-- begin Data --

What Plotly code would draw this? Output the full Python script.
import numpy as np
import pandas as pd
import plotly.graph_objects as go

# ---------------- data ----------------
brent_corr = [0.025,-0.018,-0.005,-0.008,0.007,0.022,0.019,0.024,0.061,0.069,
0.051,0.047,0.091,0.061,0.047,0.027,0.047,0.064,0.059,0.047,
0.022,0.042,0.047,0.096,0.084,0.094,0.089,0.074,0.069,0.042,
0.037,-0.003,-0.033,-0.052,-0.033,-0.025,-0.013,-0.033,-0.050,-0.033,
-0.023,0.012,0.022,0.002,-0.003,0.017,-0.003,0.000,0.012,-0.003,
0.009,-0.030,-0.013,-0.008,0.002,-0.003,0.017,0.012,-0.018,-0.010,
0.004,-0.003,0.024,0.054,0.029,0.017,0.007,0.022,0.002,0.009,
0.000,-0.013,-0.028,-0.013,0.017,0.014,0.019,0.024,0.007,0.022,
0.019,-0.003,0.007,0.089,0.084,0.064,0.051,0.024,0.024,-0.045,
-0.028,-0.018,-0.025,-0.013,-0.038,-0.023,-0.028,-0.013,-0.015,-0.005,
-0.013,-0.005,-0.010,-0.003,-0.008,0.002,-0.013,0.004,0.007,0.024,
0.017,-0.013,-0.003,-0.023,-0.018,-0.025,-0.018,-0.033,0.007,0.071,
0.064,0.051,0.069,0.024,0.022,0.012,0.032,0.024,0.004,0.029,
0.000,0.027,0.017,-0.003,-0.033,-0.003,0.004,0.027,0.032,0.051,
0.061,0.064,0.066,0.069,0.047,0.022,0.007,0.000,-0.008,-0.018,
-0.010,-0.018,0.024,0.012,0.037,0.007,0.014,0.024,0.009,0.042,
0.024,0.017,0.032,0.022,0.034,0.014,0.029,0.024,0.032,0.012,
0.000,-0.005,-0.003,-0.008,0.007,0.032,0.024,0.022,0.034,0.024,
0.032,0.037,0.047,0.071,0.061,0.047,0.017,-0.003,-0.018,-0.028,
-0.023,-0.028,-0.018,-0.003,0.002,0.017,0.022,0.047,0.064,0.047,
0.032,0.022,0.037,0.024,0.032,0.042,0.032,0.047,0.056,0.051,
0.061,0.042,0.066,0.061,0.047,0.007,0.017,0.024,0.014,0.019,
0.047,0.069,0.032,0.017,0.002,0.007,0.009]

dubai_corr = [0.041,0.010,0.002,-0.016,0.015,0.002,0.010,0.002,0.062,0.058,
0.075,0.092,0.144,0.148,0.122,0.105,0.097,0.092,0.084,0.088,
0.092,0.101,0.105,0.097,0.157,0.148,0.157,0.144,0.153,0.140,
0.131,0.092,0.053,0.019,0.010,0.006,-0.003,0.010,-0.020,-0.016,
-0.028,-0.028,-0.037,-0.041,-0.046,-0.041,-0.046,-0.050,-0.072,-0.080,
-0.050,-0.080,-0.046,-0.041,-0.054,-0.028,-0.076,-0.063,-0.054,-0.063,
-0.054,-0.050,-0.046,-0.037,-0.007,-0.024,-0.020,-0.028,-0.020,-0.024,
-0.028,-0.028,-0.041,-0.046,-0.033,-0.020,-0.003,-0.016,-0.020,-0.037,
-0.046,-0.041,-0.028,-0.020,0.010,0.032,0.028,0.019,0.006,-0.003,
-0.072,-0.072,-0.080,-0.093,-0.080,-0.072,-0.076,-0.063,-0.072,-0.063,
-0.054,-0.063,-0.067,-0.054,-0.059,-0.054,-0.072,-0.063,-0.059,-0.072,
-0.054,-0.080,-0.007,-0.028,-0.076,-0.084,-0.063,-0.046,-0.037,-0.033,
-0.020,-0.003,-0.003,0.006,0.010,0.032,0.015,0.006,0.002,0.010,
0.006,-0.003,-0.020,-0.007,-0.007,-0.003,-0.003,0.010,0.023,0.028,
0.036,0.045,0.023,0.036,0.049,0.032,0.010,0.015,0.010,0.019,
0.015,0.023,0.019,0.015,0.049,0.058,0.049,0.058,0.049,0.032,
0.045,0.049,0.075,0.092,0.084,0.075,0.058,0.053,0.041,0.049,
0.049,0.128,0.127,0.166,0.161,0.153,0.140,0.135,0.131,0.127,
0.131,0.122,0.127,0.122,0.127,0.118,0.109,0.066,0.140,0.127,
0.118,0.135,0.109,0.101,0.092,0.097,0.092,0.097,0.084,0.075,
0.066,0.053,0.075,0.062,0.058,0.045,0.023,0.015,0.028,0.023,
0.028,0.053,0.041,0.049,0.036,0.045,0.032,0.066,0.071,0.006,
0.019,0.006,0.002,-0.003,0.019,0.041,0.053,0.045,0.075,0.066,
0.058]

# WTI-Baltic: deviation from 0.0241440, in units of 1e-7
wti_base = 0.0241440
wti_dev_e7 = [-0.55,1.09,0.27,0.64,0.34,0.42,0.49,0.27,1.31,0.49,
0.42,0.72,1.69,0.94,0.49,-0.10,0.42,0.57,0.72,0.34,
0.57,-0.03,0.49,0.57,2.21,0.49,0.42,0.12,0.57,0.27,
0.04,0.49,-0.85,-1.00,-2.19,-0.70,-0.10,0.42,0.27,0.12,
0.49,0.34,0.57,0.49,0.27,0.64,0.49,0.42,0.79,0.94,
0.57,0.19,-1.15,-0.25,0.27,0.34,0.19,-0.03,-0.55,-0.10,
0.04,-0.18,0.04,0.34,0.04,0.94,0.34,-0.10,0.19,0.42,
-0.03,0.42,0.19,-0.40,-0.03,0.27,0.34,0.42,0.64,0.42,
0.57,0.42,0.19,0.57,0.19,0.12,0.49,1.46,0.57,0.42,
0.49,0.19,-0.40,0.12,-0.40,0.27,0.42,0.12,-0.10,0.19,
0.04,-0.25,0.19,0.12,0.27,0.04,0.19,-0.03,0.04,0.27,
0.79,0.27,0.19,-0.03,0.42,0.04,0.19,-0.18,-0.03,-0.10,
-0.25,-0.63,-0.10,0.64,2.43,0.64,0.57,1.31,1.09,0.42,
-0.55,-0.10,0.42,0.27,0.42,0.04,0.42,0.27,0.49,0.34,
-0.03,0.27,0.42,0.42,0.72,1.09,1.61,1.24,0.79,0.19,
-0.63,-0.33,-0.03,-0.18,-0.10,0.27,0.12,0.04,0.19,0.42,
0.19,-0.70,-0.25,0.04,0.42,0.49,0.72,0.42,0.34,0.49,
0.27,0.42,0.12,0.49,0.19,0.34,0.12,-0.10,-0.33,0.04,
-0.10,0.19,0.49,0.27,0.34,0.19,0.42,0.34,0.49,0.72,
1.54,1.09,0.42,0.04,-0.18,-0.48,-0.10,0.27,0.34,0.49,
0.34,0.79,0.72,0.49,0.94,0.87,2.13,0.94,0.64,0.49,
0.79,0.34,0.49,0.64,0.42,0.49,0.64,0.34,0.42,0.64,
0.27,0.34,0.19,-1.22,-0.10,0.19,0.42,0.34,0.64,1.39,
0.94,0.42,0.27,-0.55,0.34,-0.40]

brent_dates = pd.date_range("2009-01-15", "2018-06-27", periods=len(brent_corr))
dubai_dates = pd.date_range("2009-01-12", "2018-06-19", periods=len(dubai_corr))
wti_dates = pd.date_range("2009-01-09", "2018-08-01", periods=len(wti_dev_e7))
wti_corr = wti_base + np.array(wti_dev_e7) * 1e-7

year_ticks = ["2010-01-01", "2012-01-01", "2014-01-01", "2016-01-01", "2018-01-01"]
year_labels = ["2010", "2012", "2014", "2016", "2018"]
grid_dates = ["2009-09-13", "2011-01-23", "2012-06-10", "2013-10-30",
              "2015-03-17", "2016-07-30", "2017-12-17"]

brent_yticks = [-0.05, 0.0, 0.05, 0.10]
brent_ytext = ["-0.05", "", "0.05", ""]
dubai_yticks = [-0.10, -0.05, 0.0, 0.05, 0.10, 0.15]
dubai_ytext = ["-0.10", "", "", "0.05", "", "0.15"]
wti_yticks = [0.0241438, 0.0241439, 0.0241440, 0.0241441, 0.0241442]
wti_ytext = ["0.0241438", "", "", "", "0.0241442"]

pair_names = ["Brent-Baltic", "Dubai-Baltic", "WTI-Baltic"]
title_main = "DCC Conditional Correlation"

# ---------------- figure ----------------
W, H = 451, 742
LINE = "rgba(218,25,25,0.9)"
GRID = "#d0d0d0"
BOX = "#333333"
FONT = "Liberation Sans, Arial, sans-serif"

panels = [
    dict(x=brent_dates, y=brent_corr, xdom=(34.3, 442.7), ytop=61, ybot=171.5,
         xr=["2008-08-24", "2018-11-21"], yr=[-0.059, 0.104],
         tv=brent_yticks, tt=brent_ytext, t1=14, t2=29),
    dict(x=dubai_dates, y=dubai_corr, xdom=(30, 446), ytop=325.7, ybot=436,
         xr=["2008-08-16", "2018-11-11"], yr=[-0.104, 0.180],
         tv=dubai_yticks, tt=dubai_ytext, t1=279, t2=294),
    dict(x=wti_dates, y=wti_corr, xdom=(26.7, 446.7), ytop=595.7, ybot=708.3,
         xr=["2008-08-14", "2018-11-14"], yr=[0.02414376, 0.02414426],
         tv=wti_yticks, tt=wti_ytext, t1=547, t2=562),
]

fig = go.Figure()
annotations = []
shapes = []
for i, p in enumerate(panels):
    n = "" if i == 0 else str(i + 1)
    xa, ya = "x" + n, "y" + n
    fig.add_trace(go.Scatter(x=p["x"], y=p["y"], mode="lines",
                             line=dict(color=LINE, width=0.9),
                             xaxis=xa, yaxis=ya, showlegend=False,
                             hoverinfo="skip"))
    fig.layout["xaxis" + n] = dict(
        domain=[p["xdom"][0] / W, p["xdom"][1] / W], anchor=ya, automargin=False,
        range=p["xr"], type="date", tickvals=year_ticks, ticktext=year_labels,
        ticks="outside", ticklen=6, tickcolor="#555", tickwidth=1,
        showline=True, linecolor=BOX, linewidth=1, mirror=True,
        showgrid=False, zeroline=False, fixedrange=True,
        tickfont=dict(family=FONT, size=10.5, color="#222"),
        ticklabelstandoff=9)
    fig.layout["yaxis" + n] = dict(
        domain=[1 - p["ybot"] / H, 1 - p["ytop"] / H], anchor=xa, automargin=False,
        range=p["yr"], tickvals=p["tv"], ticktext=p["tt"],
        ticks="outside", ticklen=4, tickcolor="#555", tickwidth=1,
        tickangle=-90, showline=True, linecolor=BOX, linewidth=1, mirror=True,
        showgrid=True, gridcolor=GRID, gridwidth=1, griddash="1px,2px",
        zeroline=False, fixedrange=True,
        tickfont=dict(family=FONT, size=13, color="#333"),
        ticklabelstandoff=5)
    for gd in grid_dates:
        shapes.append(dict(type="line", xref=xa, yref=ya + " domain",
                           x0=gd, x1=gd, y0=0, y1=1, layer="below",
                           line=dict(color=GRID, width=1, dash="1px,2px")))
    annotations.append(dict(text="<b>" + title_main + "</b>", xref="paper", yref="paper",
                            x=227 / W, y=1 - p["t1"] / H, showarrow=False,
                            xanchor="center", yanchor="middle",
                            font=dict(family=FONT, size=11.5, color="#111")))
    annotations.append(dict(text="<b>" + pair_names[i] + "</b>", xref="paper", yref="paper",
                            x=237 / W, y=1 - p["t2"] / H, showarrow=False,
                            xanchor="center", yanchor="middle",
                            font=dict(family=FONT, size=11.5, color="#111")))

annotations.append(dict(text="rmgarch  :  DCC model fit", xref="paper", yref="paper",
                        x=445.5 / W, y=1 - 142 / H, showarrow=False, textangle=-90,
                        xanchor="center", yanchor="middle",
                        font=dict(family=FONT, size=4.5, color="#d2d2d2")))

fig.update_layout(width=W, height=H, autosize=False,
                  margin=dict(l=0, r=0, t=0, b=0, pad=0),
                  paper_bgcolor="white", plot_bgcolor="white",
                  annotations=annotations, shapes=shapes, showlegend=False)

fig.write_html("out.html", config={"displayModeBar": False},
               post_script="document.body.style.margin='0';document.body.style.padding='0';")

-- end Data --

(Goal): Print only the lines from the top of the data above down to the line holding "import plotly.graph_objects as go", inclusive.

(Response to this task):
What Plotly code would draw this? Output the full Python script.
import numpy as np
import pandas as pd
import plotly.graph_objects as go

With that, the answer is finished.